WHAT IS REQUIRED: Leave out the pictures and restate the rest of the data exactly.

# GIVEN INFORMATION start

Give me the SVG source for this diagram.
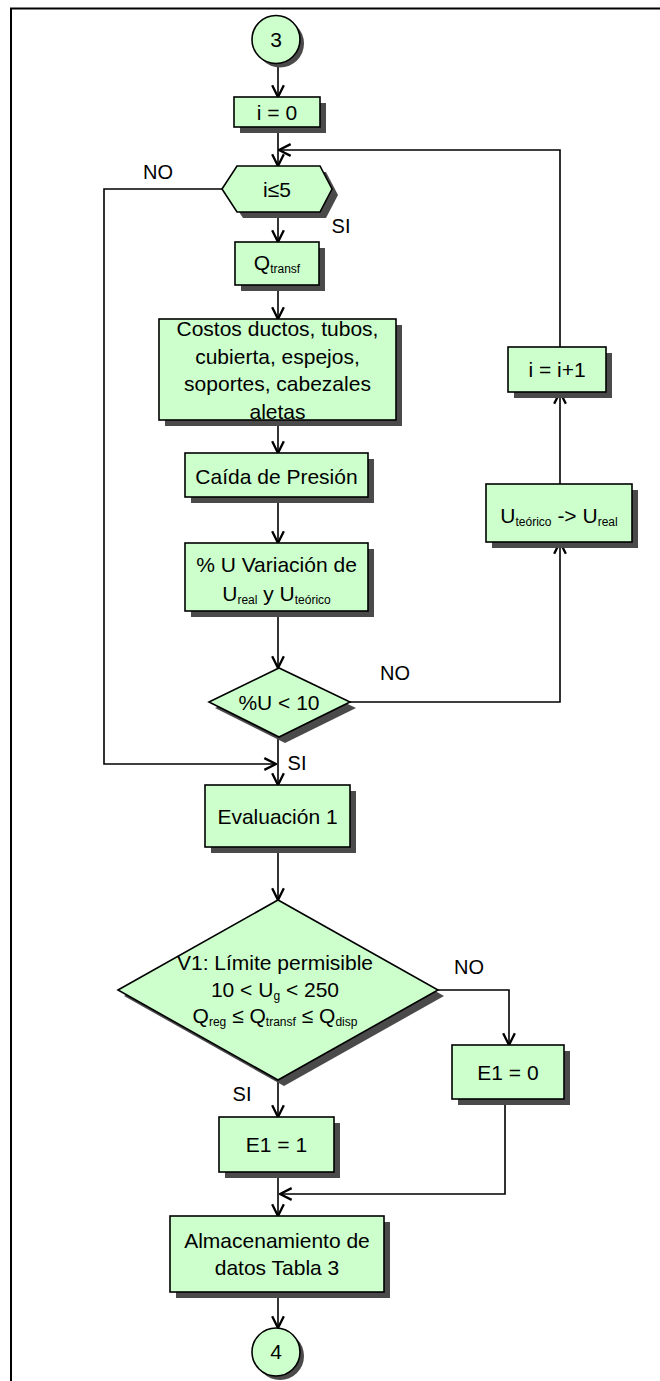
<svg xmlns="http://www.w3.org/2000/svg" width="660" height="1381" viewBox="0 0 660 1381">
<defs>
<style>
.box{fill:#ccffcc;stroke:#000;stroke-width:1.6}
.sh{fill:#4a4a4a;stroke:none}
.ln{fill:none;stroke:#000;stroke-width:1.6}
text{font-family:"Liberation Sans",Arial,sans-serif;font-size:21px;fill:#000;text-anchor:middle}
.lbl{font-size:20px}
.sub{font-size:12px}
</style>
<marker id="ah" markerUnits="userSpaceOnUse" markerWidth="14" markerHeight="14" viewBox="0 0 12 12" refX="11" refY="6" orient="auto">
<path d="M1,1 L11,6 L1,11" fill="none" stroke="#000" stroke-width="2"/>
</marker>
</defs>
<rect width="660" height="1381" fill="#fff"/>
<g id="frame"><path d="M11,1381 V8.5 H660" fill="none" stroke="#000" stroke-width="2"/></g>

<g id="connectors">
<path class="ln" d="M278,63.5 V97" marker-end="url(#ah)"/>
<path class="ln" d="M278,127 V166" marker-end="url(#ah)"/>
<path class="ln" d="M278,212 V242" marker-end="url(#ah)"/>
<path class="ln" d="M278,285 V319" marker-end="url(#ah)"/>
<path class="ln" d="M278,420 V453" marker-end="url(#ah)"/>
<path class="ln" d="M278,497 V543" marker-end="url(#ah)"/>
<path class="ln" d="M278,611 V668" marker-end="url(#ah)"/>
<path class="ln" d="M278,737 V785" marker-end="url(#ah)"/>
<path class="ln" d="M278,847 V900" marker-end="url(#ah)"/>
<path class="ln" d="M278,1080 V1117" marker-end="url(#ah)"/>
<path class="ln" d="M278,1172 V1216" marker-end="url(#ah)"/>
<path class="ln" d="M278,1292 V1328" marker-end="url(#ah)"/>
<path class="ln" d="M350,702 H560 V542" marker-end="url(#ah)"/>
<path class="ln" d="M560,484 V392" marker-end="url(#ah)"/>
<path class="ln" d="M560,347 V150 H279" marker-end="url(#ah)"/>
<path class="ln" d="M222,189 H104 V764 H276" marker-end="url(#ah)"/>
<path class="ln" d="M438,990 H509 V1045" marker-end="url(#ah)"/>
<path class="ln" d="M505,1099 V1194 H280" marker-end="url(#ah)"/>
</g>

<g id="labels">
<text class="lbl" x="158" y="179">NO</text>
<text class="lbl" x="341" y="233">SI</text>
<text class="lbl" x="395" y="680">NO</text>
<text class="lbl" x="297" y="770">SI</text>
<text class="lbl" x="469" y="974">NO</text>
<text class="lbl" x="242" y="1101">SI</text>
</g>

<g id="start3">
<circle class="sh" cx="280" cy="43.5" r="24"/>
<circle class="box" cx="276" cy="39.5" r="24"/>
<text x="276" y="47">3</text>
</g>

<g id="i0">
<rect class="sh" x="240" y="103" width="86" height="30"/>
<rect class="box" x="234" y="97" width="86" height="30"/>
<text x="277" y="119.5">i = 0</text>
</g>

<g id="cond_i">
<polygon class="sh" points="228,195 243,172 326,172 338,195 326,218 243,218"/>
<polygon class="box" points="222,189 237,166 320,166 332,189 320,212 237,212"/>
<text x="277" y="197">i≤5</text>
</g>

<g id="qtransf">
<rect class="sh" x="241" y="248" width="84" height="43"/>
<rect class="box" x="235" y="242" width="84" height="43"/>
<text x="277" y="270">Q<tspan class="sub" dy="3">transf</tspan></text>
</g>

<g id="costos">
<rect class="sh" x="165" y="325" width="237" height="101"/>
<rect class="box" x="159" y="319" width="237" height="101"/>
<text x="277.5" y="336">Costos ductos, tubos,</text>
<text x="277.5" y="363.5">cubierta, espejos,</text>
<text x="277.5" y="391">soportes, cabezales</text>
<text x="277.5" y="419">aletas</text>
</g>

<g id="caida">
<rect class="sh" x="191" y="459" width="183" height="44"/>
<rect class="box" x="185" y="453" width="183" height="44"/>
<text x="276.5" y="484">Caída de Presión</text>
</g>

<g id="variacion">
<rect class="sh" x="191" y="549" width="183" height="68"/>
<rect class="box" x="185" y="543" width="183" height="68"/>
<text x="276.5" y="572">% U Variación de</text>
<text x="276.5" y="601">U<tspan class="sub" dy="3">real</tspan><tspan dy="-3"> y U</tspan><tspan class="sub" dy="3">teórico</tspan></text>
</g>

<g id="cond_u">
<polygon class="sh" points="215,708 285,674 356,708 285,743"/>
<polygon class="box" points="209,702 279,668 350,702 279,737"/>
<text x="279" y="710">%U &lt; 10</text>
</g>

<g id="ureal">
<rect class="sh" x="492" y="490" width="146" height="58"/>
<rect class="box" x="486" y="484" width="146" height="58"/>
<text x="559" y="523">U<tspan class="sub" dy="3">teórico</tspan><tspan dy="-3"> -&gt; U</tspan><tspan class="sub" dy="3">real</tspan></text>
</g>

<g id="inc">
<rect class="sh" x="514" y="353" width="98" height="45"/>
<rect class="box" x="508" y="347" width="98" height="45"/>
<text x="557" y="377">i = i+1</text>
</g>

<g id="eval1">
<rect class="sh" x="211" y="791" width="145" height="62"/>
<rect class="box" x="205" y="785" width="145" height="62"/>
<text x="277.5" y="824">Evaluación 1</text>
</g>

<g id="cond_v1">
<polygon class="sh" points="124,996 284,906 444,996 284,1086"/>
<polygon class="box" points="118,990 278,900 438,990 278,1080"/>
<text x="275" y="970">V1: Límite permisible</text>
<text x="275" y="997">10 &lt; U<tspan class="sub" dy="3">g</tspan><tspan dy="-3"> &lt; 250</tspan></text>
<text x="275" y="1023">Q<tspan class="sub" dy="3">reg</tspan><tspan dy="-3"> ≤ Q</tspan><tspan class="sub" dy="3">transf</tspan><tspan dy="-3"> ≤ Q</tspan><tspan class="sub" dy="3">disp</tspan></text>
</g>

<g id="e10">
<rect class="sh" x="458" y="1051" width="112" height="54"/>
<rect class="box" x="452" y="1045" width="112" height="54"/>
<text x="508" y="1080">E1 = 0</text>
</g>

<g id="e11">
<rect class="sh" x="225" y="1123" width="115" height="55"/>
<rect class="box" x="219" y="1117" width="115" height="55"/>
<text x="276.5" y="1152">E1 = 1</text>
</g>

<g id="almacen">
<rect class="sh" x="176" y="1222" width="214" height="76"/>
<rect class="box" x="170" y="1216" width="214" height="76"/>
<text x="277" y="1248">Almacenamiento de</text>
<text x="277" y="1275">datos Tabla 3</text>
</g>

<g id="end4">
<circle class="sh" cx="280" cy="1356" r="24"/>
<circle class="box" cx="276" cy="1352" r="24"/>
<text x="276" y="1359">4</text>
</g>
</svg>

# GIVEN INFORMATION end

SOLUTION FOR THIS PROBLEM:
Give me the SVG source for this diagram.
<svg xmlns="http://www.w3.org/2000/svg" width="660" height="1381" viewBox="0 0 660 1381">
<defs>
<style>
.box{fill:#ccffcc;stroke:#000;stroke-width:1.6}
.sh{fill:#4a4a4a;stroke:none}
.ln{fill:none;stroke:#000;stroke-width:1.6}
text{font-family:"Liberation Sans",Arial,sans-serif;font-size:21px;fill:#000;text-anchor:middle}
.lbl{font-size:20px}
.sub{font-size:12px}
</style>
<marker id="ah" markerUnits="userSpaceOnUse" markerWidth="14" markerHeight="14" viewBox="0 0 12 12" refX="11" refY="6" orient="auto">
<path d="M1,1 L11,6 L1,11" fill="none" stroke="#000" stroke-width="2"/>
</marker>
</defs>
<rect width="660" height="1381" fill="#fff"/>
<g id="frame"><path d="M11,1381 V8.5 H660" fill="none" stroke="#000" stroke-width="2"/></g>

<g id="connectors">
<path class="ln" d="M278,63.5 V97" marker-end="url(#ah)"/>
<path class="ln" d="M278,127 V166" marker-end="url(#ah)"/>
<path class="ln" d="M278,212 V242" marker-end="url(#ah)"/>
<path class="ln" d="M278,285 V319" marker-end="url(#ah)"/>
<path class="ln" d="M278,420 V453" marker-end="url(#ah)"/>
<path class="ln" d="M278,497 V543" marker-end="url(#ah)"/>
<path class="ln" d="M278,611 V668" marker-end="url(#ah)"/>
<path class="ln" d="M278,737 V785" marker-end="url(#ah)"/>
<path class="ln" d="M278,847 V900" marker-end="url(#ah)"/>
<path class="ln" d="M278,1080 V1117" marker-end="url(#ah)"/>
<path class="ln" d="M278,1172 V1216" marker-end="url(#ah)"/>
<path class="ln" d="M278,1292 V1328" marker-end="url(#ah)"/>
<path class="ln" d="M350,702 H560 V542" marker-end="url(#ah)"/>
<path class="ln" d="M560,484 V392" marker-end="url(#ah)"/>
<path class="ln" d="M560,347 V150 H279" marker-end="url(#ah)"/>
<path class="ln" d="M222,189 H104 V764 H276" marker-end="url(#ah)"/>
<path class="ln" d="M438,990 H509 V1045" marker-end="url(#ah)"/>
<path class="ln" d="M505,1099 V1194 H280" marker-end="url(#ah)"/>
</g>

<g id="labels">
<text class="lbl" x="158" y="179">NO</text>
<text class="lbl" x="341" y="233">SI</text>
<text class="lbl" x="395" y="680">NO</text>
<text class="lbl" x="297" y="770">SI</text>
<text class="lbl" x="469" y="974">NO</text>
<text class="lbl" x="242" y="1101">SI</text>
</g>

<g id="start3">
<circle class="sh" cx="280" cy="43.5" r="24"/>
<circle class="box" cx="276" cy="39.5" r="24"/>
<text x="276" y="47">3</text>
</g>

<g id="i0">
<rect class="sh" x="240" y="103" width="86" height="30"/>
<rect class="box" x="234" y="97" width="86" height="30"/>
<text x="277" y="119.5">i = 0</text>
</g>

<g id="cond_i">
<polygon class="sh" points="228,195 243,172 326,172 338,195 326,218 243,218"/>
<polygon class="box" points="222,189 237,166 320,166 332,189 320,212 237,212"/>
<text x="277" y="197">i≤5</text>
</g>

<g id="qtransf">
<rect class="sh" x="241" y="248" width="84" height="43"/>
<rect class="box" x="235" y="242" width="84" height="43"/>
<text x="277" y="270">Q<tspan class="sub" dy="3">transf</tspan></text>
</g>

<g id="costos">
<rect class="sh" x="165" y="325" width="237" height="101"/>
<rect class="box" x="159" y="319" width="237" height="101"/>
<text x="277.5" y="336">Costos ductos, tubos,</text>
<text x="277.5" y="363.5">cubierta, espejos,</text>
<text x="277.5" y="391">soportes, cabezales</text>
<text x="277.5" y="419">aletas</text>
</g>

<g id="caida">
<rect class="sh" x="191" y="459" width="183" height="44"/>
<rect class="box" x="185" y="453" width="183" height="44"/>
<text x="276.5" y="484">Caída de Presión</text>
</g>

<g id="variacion">
<rect class="sh" x="191" y="549" width="183" height="68"/>
<rect class="box" x="185" y="543" width="183" height="68"/>
<text x="276.5" y="572">% U Variación de</text>
<text x="276.5" y="601">U<tspan class="sub" dy="3">real</tspan><tspan dy="-3"> y U</tspan><tspan class="sub" dy="3">teórico</tspan></text>
</g>

<g id="cond_u">
<polygon class="sh" points="215,708 285,674 356,708 285,743"/>
<polygon class="box" points="209,702 279,668 350,702 279,737"/>
<text x="279" y="710">%U &lt; 10</text>
</g>

<g id="ureal">
<rect class="sh" x="492" y="490" width="146" height="58"/>
<rect class="box" x="486" y="484" width="146" height="58"/>
<text x="559" y="523">U<tspan class="sub" dy="3">teórico</tspan><tspan dy="-3"> -&gt; U</tspan><tspan class="sub" dy="3">real</tspan></text>
</g>

<g id="inc">
<rect class="sh" x="514" y="353" width="98" height="45"/>
<rect class="box" x="508" y="347" width="98" height="45"/>
<text x="557" y="377">i = i+1</text>
</g>

<g id="eval1">
<rect class="sh" x="211" y="791" width="145" height="62"/>
<rect class="box" x="205" y="785" width="145" height="62"/>
<text x="277.5" y="824">Evaluación 1</text>
</g>

<g id="cond_v1">
<polygon class="sh" points="124,996 284,906 444,996 284,1086"/>
<polygon class="box" points="118,990 278,900 438,990 278,1080"/>
<text x="275" y="970">V1: Límite permisible</text>
<text x="275" y="997">10 &lt; U<tspan class="sub" dy="3">g</tspan><tspan dy="-3"> &lt; 250</tspan></text>
<text x="275" y="1023">Q<tspan class="sub" dy="3">reg</tspan><tspan dy="-3"> ≤ Q</tspan><tspan class="sub" dy="3">transf</tspan><tspan dy="-3"> ≤ Q</tspan><tspan class="sub" dy="3">disp</tspan></text>
</g>

<g id="e10">
<rect class="sh" x="458" y="1051" width="112" height="54"/>
<rect class="box" x="452" y="1045" width="112" height="54"/>
<text x="508" y="1080">E1 = 0</text>
</g>

<g id="e11">
<rect class="sh" x="225" y="1123" width="115" height="55"/>
<rect class="box" x="219" y="1117" width="115" height="55"/>
<text x="276.5" y="1152">E1 = 1</text>
</g>

<g id="almacen">
<rect class="sh" x="176" y="1222" width="214" height="76"/>
<rect class="box" x="170" y="1216" width="214" height="76"/>
<text x="277" y="1248">Almacenamiento de</text>
<text x="277" y="1275">datos Tabla 3</text>
</g>

<g id="end4">
<circle class="sh" cx="280" cy="1356" r="24"/>
<circle class="box" cx="276" cy="1352" r="24"/>
<text x="276" y="1359">4</text>
</g>
</svg>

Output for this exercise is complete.